To declare the war over on the hope of peace is naive. To do so before achieving such goals, however, actually risks a far hotter conflict.

The problem is that the U.S. operates under the U.N. flag on the peninsula and can continue to do so long as a peace agreement is allusive. To declare the war over would instantly delegitimize the American role and those of neutral monitors along the DMZ. The South Korean peace camp might whisper sweet nothings into Secretary of State Antony Blinken’s or national security adviser Jake Sullivan’s ears, but reality is stark. Not only Pyongyang, but also Beijing and Moscow would demand America’s exit the day after any declaration ending the conflict. In effect, what Biden proposes is not peace but a surrender that would make a dry run of the chaos in Afghanistan.

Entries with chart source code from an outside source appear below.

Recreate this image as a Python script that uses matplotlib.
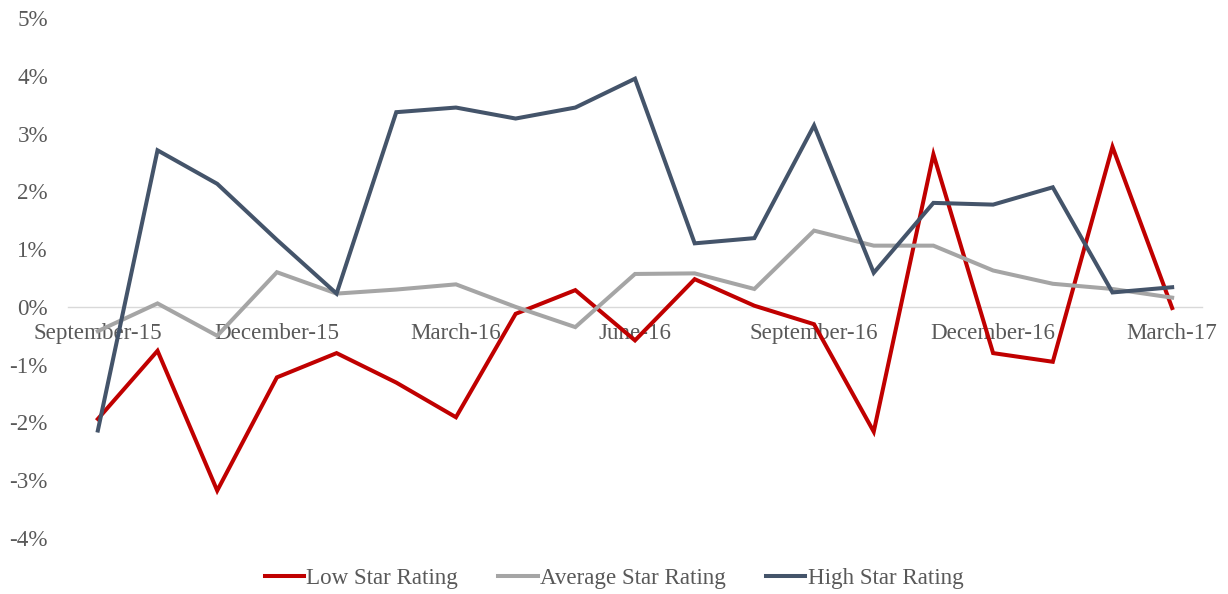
import matplotlib
matplotlib.use("Agg")
import matplotlib.pyplot as plt
from matplotlib.ticker import FuncFormatter

months = ["September-15", "October-15", "November-15", "December-15", "January-16",
          "February-16", "March-16", "April-16", "May-16", "June-16", "July-16",
          "August-16", "September-16", "October-16", "November-16", "December-16",
          "January-17", "February-17", "March-17"]

low = [-1.94, -0.76, -3.18, -1.22, -0.80, -1.31, -1.91, -0.12, 0.29, -0.58,
       0.48, 0.02, -0.30, -2.16, 2.64, -0.80, -0.95, 2.77, -0.02]
average = [-0.42, 0.06, -0.50, 0.60, 0.23, 0.30, 0.39, 0.00, -0.35, 0.57,
           0.58, 0.31, 1.32, 1.06, 1.06, 0.63, 0.40, 0.31, 0.16]
high = [-2.14, 2.71, 2.13, 1.16, 0.23, 3.37, 3.45, 3.26, 3.45, 3.95,
        1.10, 1.19, 3.14, 0.59, 1.80, 1.77, 2.07, 0.25, 0.34]

series_names = ["Low Star Rating", "Average Star Rating", "High Star Rating"]
colors = ["#C00000", "#A5A5A5", "#44546A"]
tick_idx = [0, 3, 6, 9, 12, 15, 18]
yticks = [-4, -3, -2, -1, 0, 1, 2, 3, 4, 5]

plt.rcParams['font.family'] = ['Liberation Serif', 'DejaVu Serif']
fig = plt.figure(figsize=(12.28, 5.94), dpi=100)
ax = fig.add_axes([68/1228, 1-538/594, (1202-68)/1228, (538-18)/594])

x = list(range(len(months)))
for vals, name, c in zip([low, average, high], series_names, colors):
    ax.plot(x, vals, color=c, lw=2.9, label=name, solid_joinstyle='miter')

ax.set_xlim(-0.5, len(months) - 0.5)
ax.set_ylim(-4, 5)
ax.set_yticks(yticks)
ax.yaxis.set_major_formatter(FuncFormatter(lambda v, p: f"{int(round(v))}%"))
ax.set_xticks(tick_idx)
ax.set_xticklabels([months[i] for i in tick_idx])

for s in ['top', 'right', 'left']:
    ax.spines[s].set_visible(False)
ax.spines['bottom'].set_position(('data', 0))
ax.spines['bottom'].set_color('#D9D9D9')
ax.spines['bottom'].set_linewidth(1.0)
ax.spines['bottom'].set_zorder(0.5)

ax.tick_params(axis='both', length=0, labelsize=16.6, labelcolor='#595959')
ax.tick_params(axis='y', pad=14.4)
ax.tick_params(axis='x', pad=11.5)

fig.legend(loc='center', bbox_to_anchor=(0.5, 1-578/594), ncol=3, frameon=False,
           fontsize=16.6, handlelength=1.7, handletextpad=0.1, columnspacing=1.75,
           labelcolor='#595959')

fig.savefig("out.png", dpi=100, facecolor='white')
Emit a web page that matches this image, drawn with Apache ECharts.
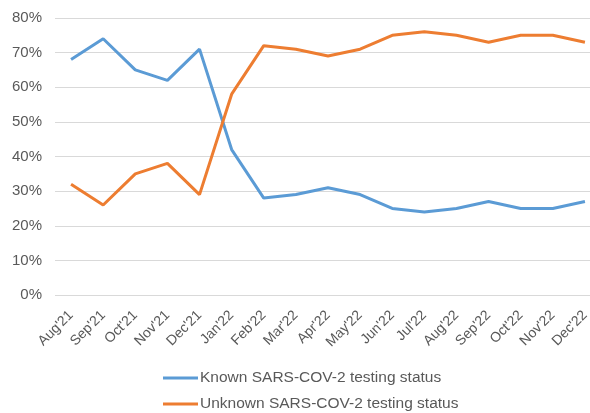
<!DOCTYPE html>
<html>
<head>
    <meta charset="utf-8" />
    <title>SARS-COV-2 testing status</title>
    <script type="text/javascript" src="https://cdn.jsdelivr.net/npm/echarts@6/dist/echarts.min.js"></script>
    <style>
        body { margin: 0; background: #fff; }
    </style>
</head>
<body>
<div id="main" style="width: 590px;height:413px;"></div>
<script type="text/javascript">
    // data
    var months = ["Aug'21", "Sep'21", "Oct'21", "Nov'21", "Dec'21", "Jan'22", "Feb'22", "Mar'22", "Apr'22",
        "May'22", "Jun'22", "Jul'22", "Aug'22", "Sep'22", "Oct'22", "Nov'22", "Dec'22"];
    var known = [68, 74, 65, 62, 71, 42, 28, 29, 31, 29, 25, 24, 25, 27, 25, 25, 27];
    var unknown = [32, 26, 35, 38, 29, 58, 72, 71, 69, 71, 75, 76, 75, 73, 75, 75, 73];
    var seriesNames = ['Known SARS-COV-2 testing status', 'Unknown SARS-COV-2 testing status'];

    var myChart = echarts.init(document.getElementById('main'));
    var font = 'Liberation Sans, Arial, sans-serif';
    var option = {
        animation: false,
        color: ['#5B9BD5', '#ED7D31'],
        textStyle: { fontFamily: font },
        grid: {
            left: 55,
            top: 18,
            width: 546,
            height: 277,
            outerBoundsMode: 'none'
        },
        legend: {
            orient: 'vertical',
            left: 163,
            top: 370,
            padding: 0,
            itemWidth: 35,
            itemHeight: 3,
            itemGap: 10,
            icon: 'rect',
            textStyle: { color: '#595959', fontSize: 15.5, fontFamily: font, padding: [0, 0, 0, -3] },
            data: seriesNames
        },
        xAxis: {
            type: 'category',
            data: months,
            axisLine: { show: false },
            axisTick: { show: false },
            axisLabel: {
                rotate: 45,
                color: '#595959',
                fontSize: 14,
                margin: 18,
                interval: 0
            }
        },
        yAxis: {
            type: 'value',
            min: 0,
            max: 80,
            interval: 10,
            axisLabel: {
                formatter: '{value}%',
                color: '#595959',
                fontSize: 15,
                margin: 13
            },
            splitLine: { lineStyle: { color: '#d9d9d9', width: 1 } }
        },
        series: [
            {
                name: seriesNames[0],
                type: 'line',
                data: known,
                symbol: 'none',
                lineStyle: { width: 3 }
            },
            {
                name: seriesNames[1],
                type: 'line',
                data: unknown,
                symbol: 'none',
                lineStyle: { width: 3 }
            }
        ]
    };
    myChart.setOption(option);
</script>
</body>
</html>
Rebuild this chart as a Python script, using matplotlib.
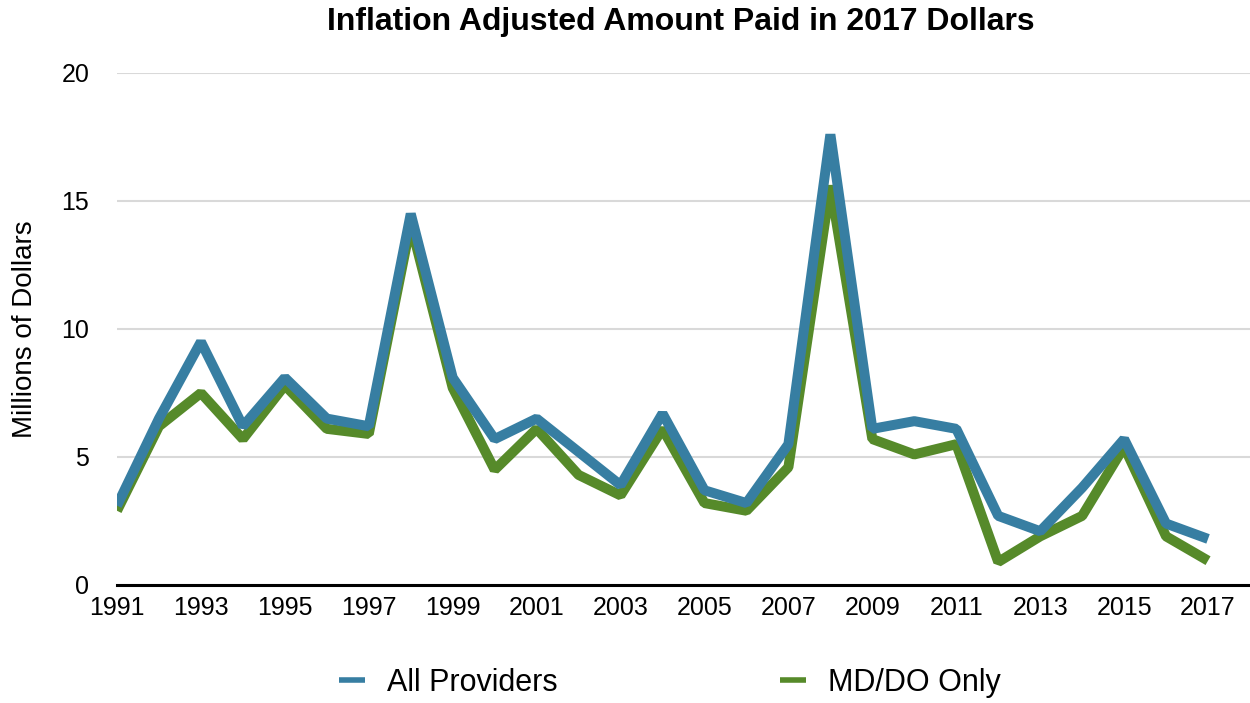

It is not a cheap or far-fetched analogy: Biden justified the Afghanistan withdrawal in his promise to end “forever wars.” What liberals and isolationists deride as “forever wars,” however, is really just a rebranding of traditional containment and deterrence. Nowhere has that deterrence kept tyranny at bay more starkly than in Korea. While President Harry S. Truman’s contemporaries lambasted him for embroiling the U.S. in an endless war and throwing a lifeline to Syngman Rhee’s corrupt South Korean regime, America’s intervention and strategic patience allowed South Korea’s economy and democracy to evolve. Juxtaposing North and South Korea today shows the wisdom of that investment.

For Biden to undercut that now would represent a penchant for naivete and self-destruction that, just a few years ago, would be beyond the realm of imagination for America’s enemies.